As you can see, foldMap provides a single, abstract way to perform a wide variety of aggregations, making your code more declarative and reusable.

Traverse: Effectful Folding

The Traverse typeclass is a powerful extension of Foldable and Functor. It allows you to iterate over a data structure, but with a twist: at each step, you can perform an effectful action and then collect all the results back into a single effect.

This is one of the most useful typeclasses for real-world applications, as it elegantly handles scenarios like validating all items in a list, fetching data for each ID in a collection, and much more.

What is it?

A typeclass is Traverse if it can be "traversed" from left to right. The key to this process is the Applicative, which defines how to sequence the effects at each step.

The core method of the Traverse typeclass is traverse.

The traverse Method

The traverse method takes a data structure and a function that maps each element to an effectful computation (wrapped in an Applicative like Validated, Optional, or Either). It then runs these effects in sequence and collects the results.

The true power of traverse is that it can turn a structure of effects "inside-out". For example, it can transform a List<Validated<E, A>> into a single Validated<E, List<A>>.

The interface for Traverse in hkj-api extends Functor and Foldable:

Java

public interface Traverse<T> extends Functor<T>, Foldable<T> {
  <F, A, B> Kind<F, Kind<T, B>> traverse(
      Applicative<F> applicative,
      Function<A, Kind<F, B>> f,
      Kind<T, A> ta
  );
  //... sequenceA method also available
}

Why is it useful?

Traverse abstracts away the boilerplate of iterating over a collection, performing a failable action on each element, and then correctly aggregating the results.

Example: Validating a List of Promo Codes

Imagine you have a list of promo codes, and you want to validate each one. Your validation function returns a Validated<String, PromoCode>. Without traverse, you'd have to write a manual loop, collect all the errors, and handle the logic yourself.

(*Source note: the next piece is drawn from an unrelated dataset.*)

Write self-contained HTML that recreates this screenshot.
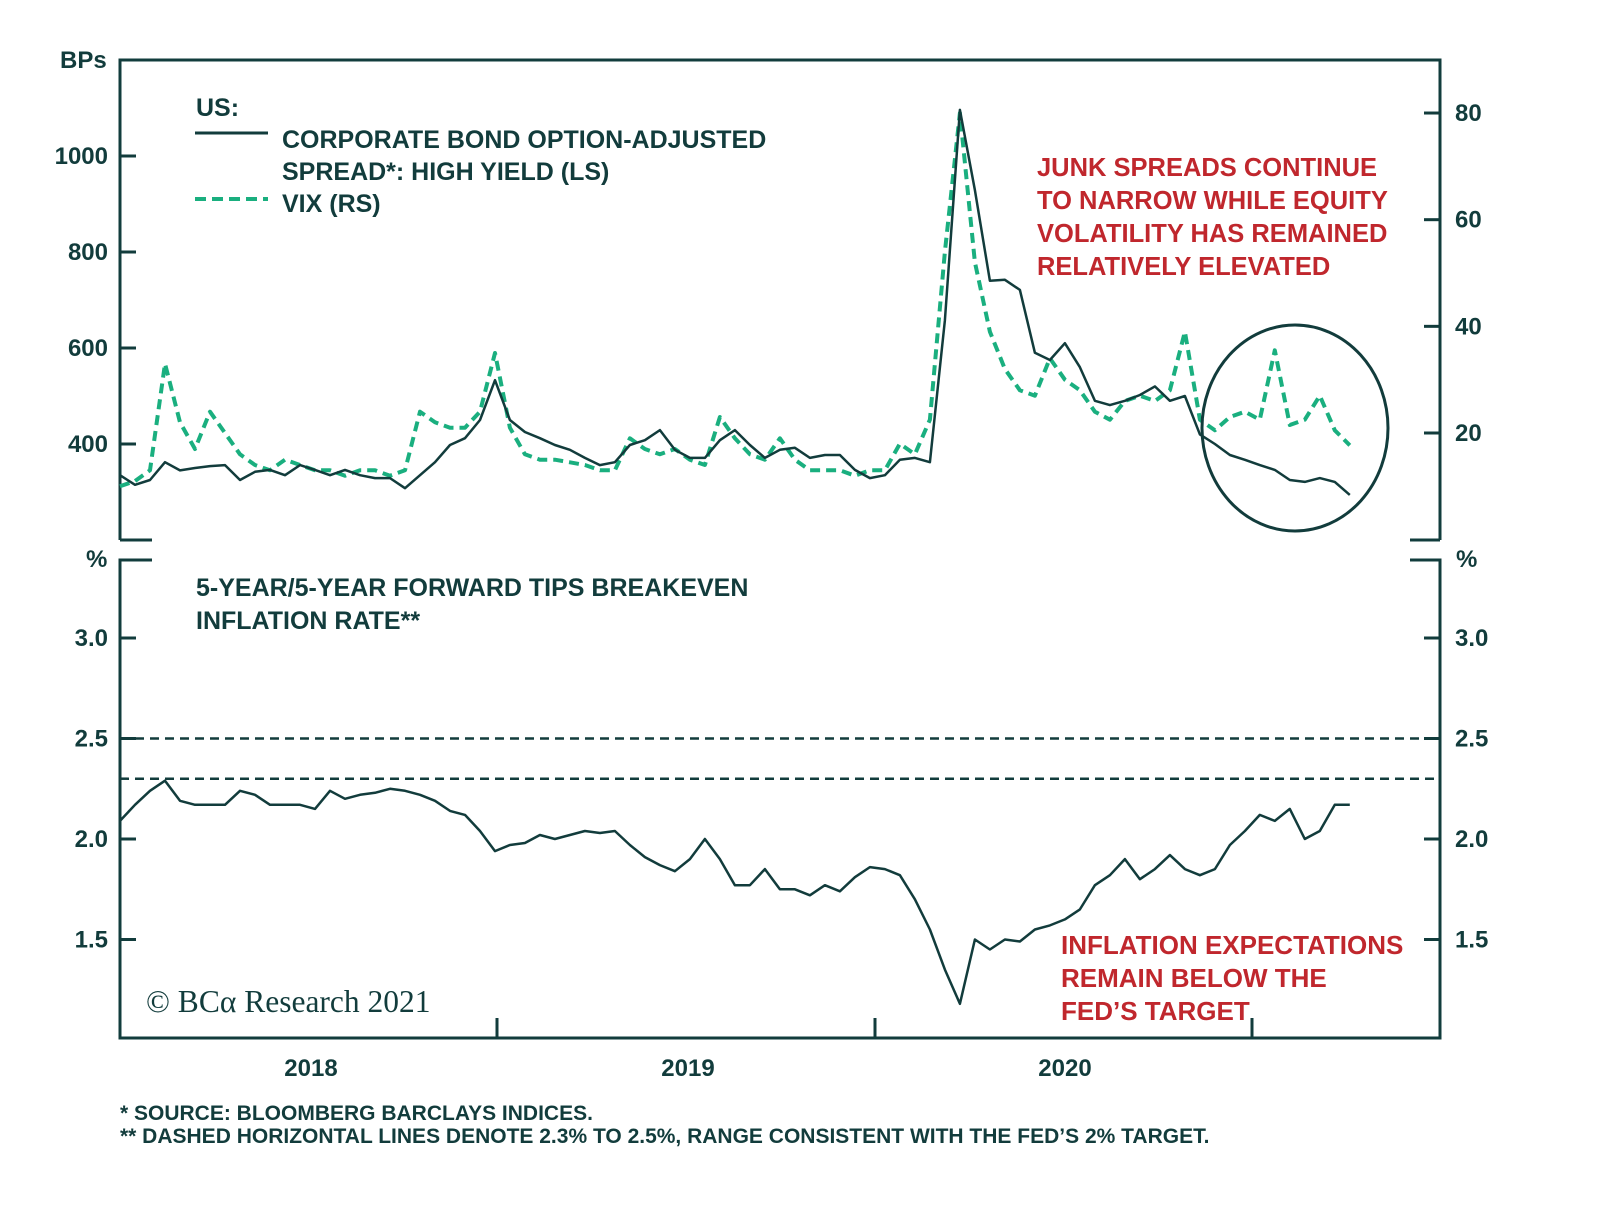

With traverse, this becomes a single, elegant expression.

Java

// Our validation function
public Kind<Validated.Witness<String>, String> validateCode(String code) {
    if (code.startsWith("VALID")) {
        return VALIDATED.widen(Validated.valid(code));
    }
    return VALIDATED.widen(Validated.invalid("'" + code + "' is not a valid code"));
}

// Our data
List<String> codes = List.of("VALID-A", "EXPIRED", "VALID-B", "INVALID");
Kind<ListKind.Witness, String> codesKind = LIST.widen(codes);

// The Applicative for Validated, using a Semigroup to join errors
Applicative<Validated.Witness<String>> validatedApplicative =
    ValidatedMonad.instance(Semigroups.string("; "));

// --- Traverse the list ---
Kind<Validated.Witness<String>, Kind<ListKind.Witness, String>> result =
    ListTraverse.INSTANCE.traverse(
        validatedApplicative,
        this::validateCode,
        codesKind
    );

// The result is a single Validated instance with accumulated errors.
// Result: Invalid("'EXPIRED' is not a valid code; 'INVALID' is not a valid code")
System.out.println(VALIDATED.narrow(result));

sequenceA

Traverse also provides sequenceA, which is a specialised version of traverse. It's used when you already have a data structure containing effects (e.g., a List<Optional<A>>) and you want to flip it into a single effect containing the data structure (Optional<List<A>>).